In the summer of 1996 the top two technology members of Lou Dobb's team, Sam Edge and Nils Lahr, threatened to quit CNNfn if changes were not made to allow them more creative control in implementing new technologies. Additionally, they wanted some level of credit and increased internal recognition through proposed promotions. Dobbs tried to keep these key members of the team at CNNfn by offering them higher wages and even went as far as to suggest that he would create an entire company dedicated to high-technology research in connection with Gartner such that the advancements that were made would become knowledge that could be sold to others. However Dobbs was unable to make this happen quickly inside of CNN as there was resistance from Turner and others.
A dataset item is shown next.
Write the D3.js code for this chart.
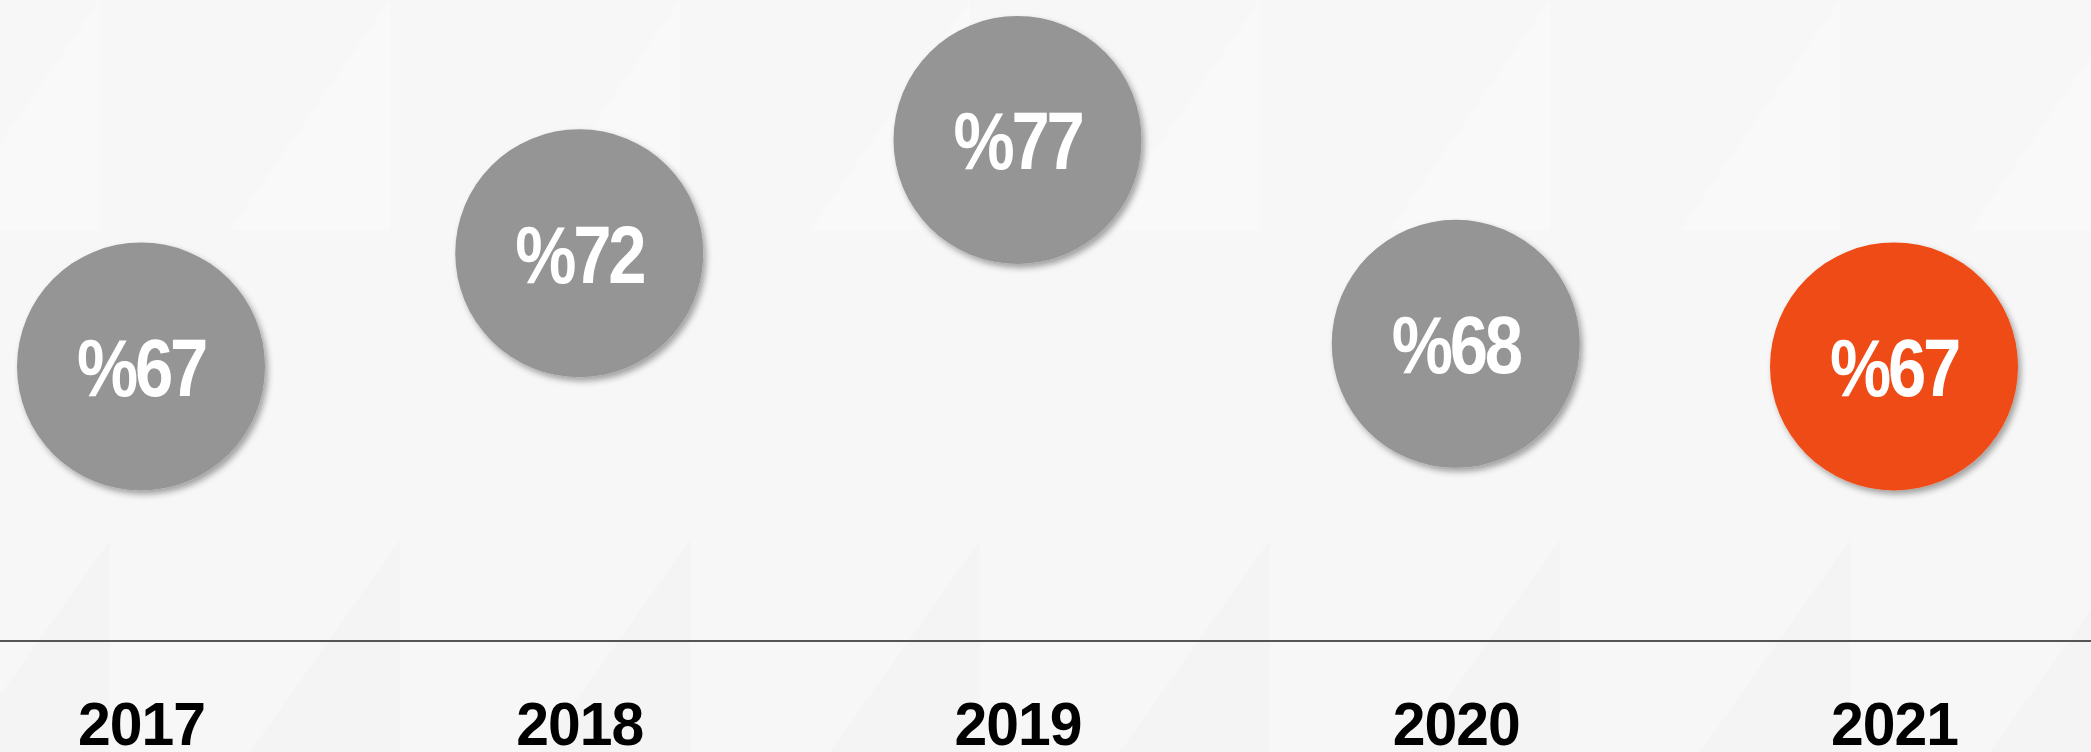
<!DOCTYPE html>
<html>
<head>
<meta charset="utf-8">
<script src="https://cdn.jsdelivr.net/npm/d3@7"></script>
<style>
  html, body { margin: 0; padding: 0; background: #f7f7f7; overflow: hidden; }
  .year text { font-family: "Liberation Sans", Arial, sans-serif; }
</style>
</head>
<body>
<div id="chart"></div>
<script>
var years = ["2017", "2018", "2019", "2020", "2021"];
var values = [67, 72, 77, 68, 67];
var highlight = [false, false, false, false, true];

var grey = "#959595", orange = "#ef4b16";

function drawBubbles(divName) {
    var width = 2091, height = 752;

    var data = years.map(function (y, i) {
        return {year: y, value: values[i], hot: highlight[i]};
    });

    var x = d3.scalePoint()
        .domain(years)
        .range([141, 1894]);

    var y = d3.scaleLinear()
        .domain([60, 80])
        .range([525, 72]);

    var svg = d3.select('#' + divName)
        .append('svg')
        .attr('width', width)
        .attr('height', height);

    var defs = svg.append("defs");
    var f = defs.append("filter")
        .attr("id", "shadow")
        .attr("x", "-20%").attr("y", "-20%")
        .attr("width", "140%").attr("height", "140%");
    f.append("feDropShadow")
        .attr("dx", 3).attr("dy", 4)
        .attr("stdDeviation", 3)
        .attr("flood-color", "#000")
        .attr("flood-opacity", 0.35);

    // faint background facets
    var bg = svg.append("g").attr("class", "bg");
    bg.append("rect").attr("width", width).attr("height", height).attr("fill", "#f7f7f7");
    d3.range(0, width + 300, 290).forEach(function (bx) {
        bg.append("path")
            .attr("d", "M" + (bx - 60) + ",230L" + (bx + 100) + ",0L" + (bx + 100) + ",230Z")
            .attr("fill", "#f9f9f9");
        bg.append("path")
            .attr("d", "M" + (bx - 40) + ",752L" + (bx + 110) + ",540L" + (bx + 110) + ",752Z")
            .attr("fill", "#f4f4f4");
    });

    // baseline
    svg.append("line")
        .attr("x1", 0).attr("x2", width)
        .attr("y1", 641).attr("y2", 641)
        .style("stroke", "#555")
        .style("stroke-width", 2);

    var axis = svg.append("g")
        .attr("class", "year")
        .attr("transform", "translate(0,641)")
        .call(d3.axisBottom(x).tickSize(0).tickPadding(0));
    axis.select(".domain").remove();
    axis.selectAll(".tick text")
        .attr("y", 0)
        .attr("dy", 0)
        .attr("transform", "translate(0,104) scale(0.95,1)")
        .style("font-size", "62px")
        .style("letter-spacing", "-1px")
        .style("font-weight", "bold")
        .attr("fill", "#000");

    var g = svg.append("g");

    var dot = g.selectAll(".dot")
        .data(data)
        .enter().append("g")
        .attr("class", "dot")
        .attr("transform", function (d) {
            return "translate(" + x(d.year) + "," + y(d.value) + ")";
        });

    dot.append("circle")
        .attr("r", 124)
        .style("fill", function (d) { return d.hot ? orange : grey; })
        .attr("filter", "url(#shadow)");

    dot.append("text")
        .attr("text-anchor", "middle")
        .attr("dy", "0.36em")
        .attr("transform", "scale(0.84,1)")
        .style("font-family", '"Liberation Sans", Arial, sans-serif')
        .style("font-size", "82px")
        .style("letter-spacing", "-4px")
        .style("font-weight", "bold")
        .style("fill", "#fff")
        .text(function (d) { return "%" + d.value; });
}

drawBubbles("chart");
</script>
</body>
</html>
In late 1996, Edge moved to CNN in Atlanta, Georgia, and Lahr left to join the startup VXtreme (which was later purchased by Microsoft and became what is now the Windows Media). Dobbs made a last-ditch attempt to keep Nils inside CNN by attempting to sue him, claiming there were "important" and "unfinished" duties that required his attention at CNNfn. The lawsuit, however, was thrown out and Lahr was allowed to leave. Shortly after, Dobbs quit CNNfn and, as promised, started his own company, Space.com.